Silas: @Caledonian: That's an interesting point. But are you sure the effect you describe (at science museums) isn't merely due to the brain now seeing a new color gradient in the image, rather than randomness as such? Don't you get the same effect from adding an orderly grid of dots? What about from aligning the dots along the lines of the image?

Yep. Adding a set of coherent modulations will do better than noise to improve your sensor, because you're guaranteed to get at least some modulations of a sufficiently high level, and you can subtract out the modulations afterward to arrive at a superior picture of the environment.

Remember, Eliezer_Yudkowsky's point was not that randomness can never be an improvement, but that it's always possible improve beyond what randomness would yield.

Lotta commenters seem to have entirely missed this.

You might want to footnote, before anyone starts making noise about the ant example, that colony selection is not a case of group selection but a case of individual selection on the queen (and drones), since the rest of the ants don't reproduce.

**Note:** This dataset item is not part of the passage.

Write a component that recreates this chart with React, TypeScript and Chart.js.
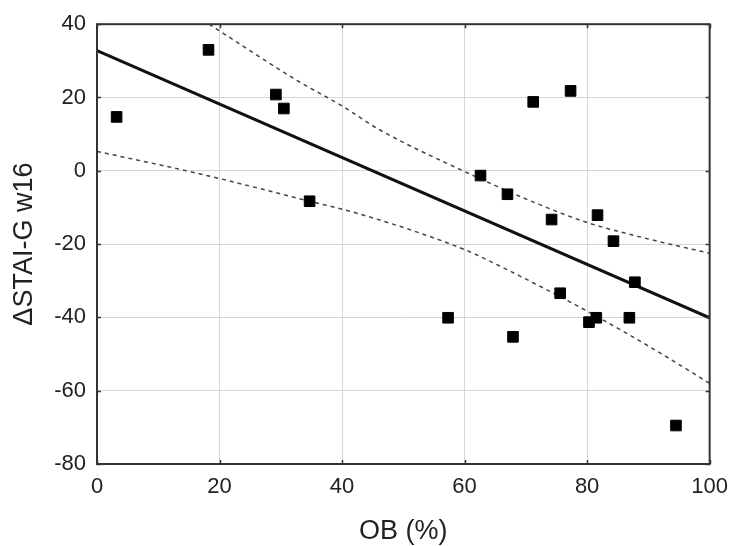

As a general principle, on any problem for which you know that a particular unrandomized algorithm is unusually stupid - so that a randomized algorithm seems wiser - you should be able to use the same knowledge to produce a superior derandomized algorithm.

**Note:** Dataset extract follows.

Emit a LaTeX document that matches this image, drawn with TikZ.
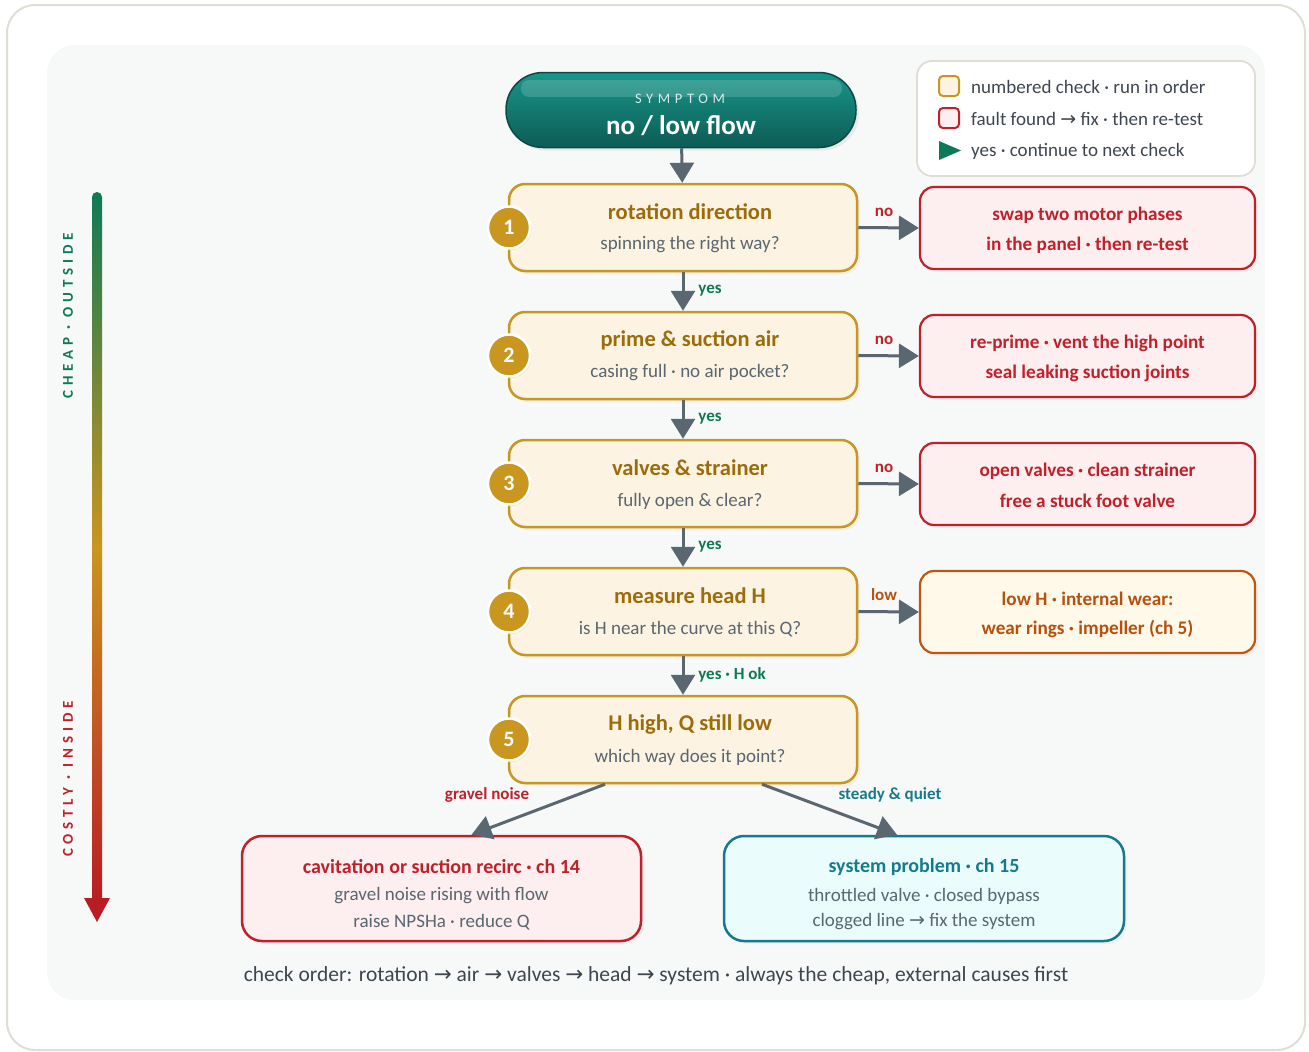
\documentclass[tikz,border=0pt]{standalone}
\usepackage{fontspec}
\setmainfont{Carlito}
\newfontfamily\symf{DejaVu Sans}
\newfontfamily\spacedf[LetterSpace=32]{Carlito}
\usetikzlibrary{arrows.meta,shadows}
\definecolor{gold}{HTML}{C9961F}
\definecolor{goldtxt}{HTML}{9C6C0A}
\definecolor{checkfill}{HTML}{FCF3E2}
\definecolor{redc}{HTML}{C0202A}
\definecolor{redfill}{HTML}{FDEEF0}
\definecolor{orgc}{HTML}{C0560F}
\definecolor{orgtxt}{HTML}{B5500E}
\definecolor{orgfill}{HTML}{FEF9E8}
\definecolor{tealc}{HTML}{177A8C}
\definecolor{tealfill}{HTML}{EBFCFD}
\definecolor{greenc}{HTML}{0E7A55}
\definecolor{grayc}{HTML}{5A6670}
\definecolor{darkt}{HTML}{3D4650}
\definecolor{framec}{HTML}{E0DDD5}
\definecolor{panel}{HTML}{F7F9F9}
\definecolor{arrred}{HTML}{B81C24}
\definecolor{pilltop}{HTML}{18968A}
\definecolor{pillbot}{HTML}{0D5C55}
\newcommand{\ra}{{\symf\char"2192}}
\newcommand{\md}{\textperiodcentered}
\tikzset{
  shd/.style={drop shadow={opacity=0.08,shadow xshift=3pt,shadow yshift=-3pt}},
  checkbox/.style={rectangle,rounded corners=16pt,draw=gold,line width=2.5pt,fill=checkfill,minimum width=348pt,minimum height=87pt,shd},
  fixbox/.style={rectangle,rounded corners=14pt,draw=redc,line width=2.2pt,fill=redfill,minimum width=335pt,minimum height=82pt,shd},
  numc/.style={circle,fill=gold,draw=white,line width=2.5pt,minimum size=42pt,inner sep=0pt,text=white,font=\fontsize{22}{22}\selectfont\bfseries,drop shadow={opacity=0.1,shadow xshift=1.5pt,shadow yshift=-1.5pt}},
  ttl/.style={font=\fontsize{22.5}{24}\selectfont\bfseries,text=goldtxt,inner sep=0pt},
  sub/.style={font=\fontsize{19}{21}\selectfont,text=grayc,inner sep=0pt},
  fixt/.style={font=\fontsize{19.2}{21}\selectfont\bfseries,text=redc,inner sep=0pt},
  conn/.style={draw=grayc,line width=3pt,-{Triangle[length=20pt,width=24pt]}},
  lbl/.style={font=\fontsize{17}{18}\selectfont\bfseries,inner sep=0pt},
  leg/.style={font=\fontsize{19}{21}\selectfont,text=darkt,anchor=west,inner sep=0pt}
}
\begin{document}
\begin{tikzpicture}[x=1pt,y=-1pt]
\useasboundingbox (0,0) rectangle (1309,1052);
% frame & panel
\draw[framec,line width=2pt,fill=white,rounded corners=28pt] (7,5) rectangle (1305,1050);
\fill[panel,rounded corners=28pt] (47,45) rectangle (1265,1000);

% gradient axis
\shade[top color=greenc,bottom color=arrred,middle color=gold!95!orange,rounded corners=5pt] (92,192) rectangle (102,902);
\fill[arrred] (84,898) -- (110,898) -- (97,922) -- cycle;
\node[rotate=90,text=greenc,font=\fontsize{15}{15}\selectfont\bfseries\spacedf] (cheap) at (68,316) {CHEAP \md{} OUTSIDE};
\node[rotate=90,text=redc,font=\fontsize{15}{15}\selectfont\bfseries\spacedf] (costly) at (68,779) {COSTLY \md{} INSIDE};

% legend
\node[rectangle,rounded corners=15pt,draw=framec,line width=1.8pt,fill=white,minimum width=338pt,minimum height=115pt] (legend) at (1086,118.5) {};
\node[rectangle,rounded corners=4pt,draw=gold,line width=2pt,fill=checkfill,minimum size=20pt,inner sep=0pt] (lg1) at (949,86) {};
\node[rectangle,rounded corners=4pt,draw=redc,line width=2pt,fill=redfill,minimum size=20pt,inner sep=0pt] (lg2) at (949,118) {};
\fill[greenc] (939,141) -- (961,150.5) -- (939,160) -- cycle;
\node[leg] (lt1) at (971,87) {numbered check \md{} run in order};
\node[leg] (lt2) at (971,119) {fault found \ra{} fix \md{} then re-test};
\node[leg] (lt3) at (971,151) {yes \md{} continue to next check};

% symptom pill
\node[rectangle,rounded corners=37pt,minimum width=350pt,minimum height=75pt,top color=pilltop,bottom color=pillbot,draw=pillbot!80!black,line width=1.5pt,drop shadow={opacity=0.12,shadow xshift=3pt,shadow yshift=-3pt}] (sym) at (681,110) {};
\fill[white,opacity=0.16,rounded corners=8pt] (521,80) rectangle (842,97);
\node[text=white!85!teal,font=\fontsize{14.5}{15}\selectfont\spacedf,inner sep=0pt] (symt) at (680,99) {SYMPTOM};
\node[text=white,font=\fontsize{27}{30}\selectfont\bfseries,inner sep=0pt] (symm) at (681,126) {no / low flow};

% check boxes
\foreach \n/\y in {1/227.5,2/355.5,3/483.5,4/611.5,5/739.5}{
  \node[checkbox] (c\n) at (683,\y) {};
  \node[numc] (n\n) at (509,\y) {\n};
}
\node[ttl] (t1) at (690,212) {rotation direction};
\node[sub] (s1) at (690,245) {spinning the right way?};
\node[ttl] (t2) at (690,340) {prime \& suction air};
\node[sub] (s2) at (690,373) {casing full \md{} no air pocket?};
\node[ttl] (t3) at (690,468) {valves \& strainer};
\node[sub] (s3) at (690,501) {fully open \& clear?};
\node[ttl] (t4) at (690,596) {measure head H};
\node[sub] (s4) at (690,629) {is H near the curve at this Q?};
\node[ttl] (t5) at (690,724) {H high, Q still low};
\node[sub] (s5) at (690,757) {which way does it point?};

% fix boxes
\node[fixbox] (f1) at (1087.5,228) {};
\node[fixt] (f1a) at (1087.5,215) {swap two motor phases};
\node[fixt] (f1b) at (1087.5,245) {in the panel \md{} then re-test};
\node[fixbox] (f2) at (1087.5,356) {};
\node[fixt] (f2a) at (1087.5,343) {re-prime \md{} vent the high point};
\node[fixt] (f2b) at (1087.5,373) {seal leaking suction joints};
\node[fixbox] (f3) at (1087.5,484) {};
\node[fixt] (f3a) at (1087.5,471) {open valves \md{} clean strainer};
\node[fixt] (f3b) at (1087.5,501) {free a stuck foot valve};
\node[fixbox,draw=orgc,fill=orgfill] (f4) at (1087.5,612) {};
\node[fixt,text=orgtxt] (f4a) at (1087.5,599) {low H \md{} internal wear:};
\node[fixt,text=orgtxt] (f4b) at (1087.5,629) {wear rings \md{} impeller (ch 5)};

% outcome boxes
\node[rectangle,rounded corners=20pt,draw=redc,line width=2.5pt,fill=redfill,minimum width=399pt,minimum height=105pt,shd] (cav) at (441.5,888.5) {};
\node[fixt,font=\fontsize{20}{22}\selectfont\bfseries] (cava) at (441.5,867) {cavitation or suction recirc \md{} ch 14};
\node[sub,font=\fontsize{19}{21}\selectfont] (cavb) at (441.5,896) {gravel noise rising with flow};
\node[sub,font=\fontsize{19}{21}\selectfont] (cavc) at (441.5,922) {raise NPSHa \md{} reduce Q};
\node[rectangle,rounded corners=20pt,draw=tealc,line width=2.5pt,fill=tealfill,minimum width=400pt,minimum height=105pt,shd] (sys) at (924,888.5) {};
\node[fixt,text=tealc,font=\fontsize{20}{22}\selectfont\bfseries] (sysa) at (924,867) {system problem \md{} ch 15};
\node[sub,font=\fontsize{19}{21}\selectfont] (sysb) at (924,896) {throttled valve \md{} closed bypass};
\node[sub,font=\fontsize{19}{21}\selectfont] (sysc) at (924,922) {clogged line \ra{} fix the system};

% connectors
\draw[conn] (sym) -- (c1);
\foreach \a/\b in {1/2,2/3,3/4,4/5}{ \draw[conn] (c\a) -- (c\b); }
\foreach \n in {1,2,3,4}{ \draw[conn] (c\n.east) -- (f\n.west); }
\draw[conn] ([xshift=-78pt]c5.south) -- ([xshift=30pt]cav.north);
\draw[conn] ([xshift=79pt]c5.south) -- ([xshift=-27pt]sys.north);

% labels
\node[lbl,text=redc] (no1) at (884,212) {no};
\node[lbl,text=redc] (no2) at (884,340) {no};
\node[lbl,text=redc] (no3) at (884,468) {no};
\node[lbl,text=orgtxt] (low4) at (884,595) {low};
\node[lbl,text=greenc] (y1) at (710,291) {yes};
\node[lbl,text=greenc] (y2) at (710,419) {yes};
\node[lbl,text=greenc] (y3) at (710,547) {yes};
\node[lbl,text=greenc] (y4) at (732,675) {yes \md{} H ok};
\node[lbl,text=redc] (gn) at (487,795) {gravel noise};
\node[lbl,text=tealc] (sq) at (890,795) {steady \& quiet};

% footer
\node[text=darkt,font=\fontsize{21.5}{24}\selectfont,inner sep=0pt] (foot) at (656,976) {check order: rotation \ra{} air \ra{} valves \ra{} head \ra{} system \md{} always the cheap, external causes first};
\end{tikzpicture}
\end{document}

This claim is at least as strong as BPP = P, which while suspected is definitely not proven, and appears to be very difficult to prove. In particular, even if BPP = P, current knowledge has no way of de-randomizing all (or even most) polynomial-time randomized algorithms.

Am I misunderstanding something here?

Brian, the reason we do that is to avoid the quicksort algorithm being stupid and choosing the worst-case pivot every time. The naive deterministic choices of pivot (like "pick the first element") do poorly on many of the permutations of the input which are far more probable than 1/n! because of the types of inputs people give to sorting algorithm, namely, already or nearly-already sorted input. Picking the middle element does better because inputs sorted inside to outside are rarer, but they're still far more likely than 1/n! apiece. Picking a random element is a very easy way to say "hey, any simple algorithm I think up will do things that correlate with algorithms other people think up, so will hit worst-case running times more often than I'd like, so I'll avoid correlation with other people".

There are variants of quicksort that completely avoid worst-case complexity by choosing the true median of the list each time. They incur an extra cost that makes average case worse, though, and they're usually not the best choice because we're almost always not trying to avoid the worst-case for a single run, we're actually trying to make the average case faster.

Daniel C. Dennett argues that random data is useful in optimization as it's absolutely key to experimentation -- you must "wiggle" different variables, as he says, and observe changes. This is a foundational part of his argumentation in Darwin's Dangerous Idea and Freedom Evolves.

"'Emergence';, in this instance, is an empty buzzword.

Buzzword in this instance is a buzzword. This sentence is merely an assertion. I read that article before I wrote my argument. The phrase, "emergent behavior" and the word "emergence" have a specific meaning and it isn't about giving a "mysterious answer to a mysterious queston".

For example, Mises can and does give a complete and non-mysterious explaination of how the business cycle is a result of fractional reserve banking. Likewise, he can explain how market prices arise, and why markets clear at the market price. All in a very reductionist fashion.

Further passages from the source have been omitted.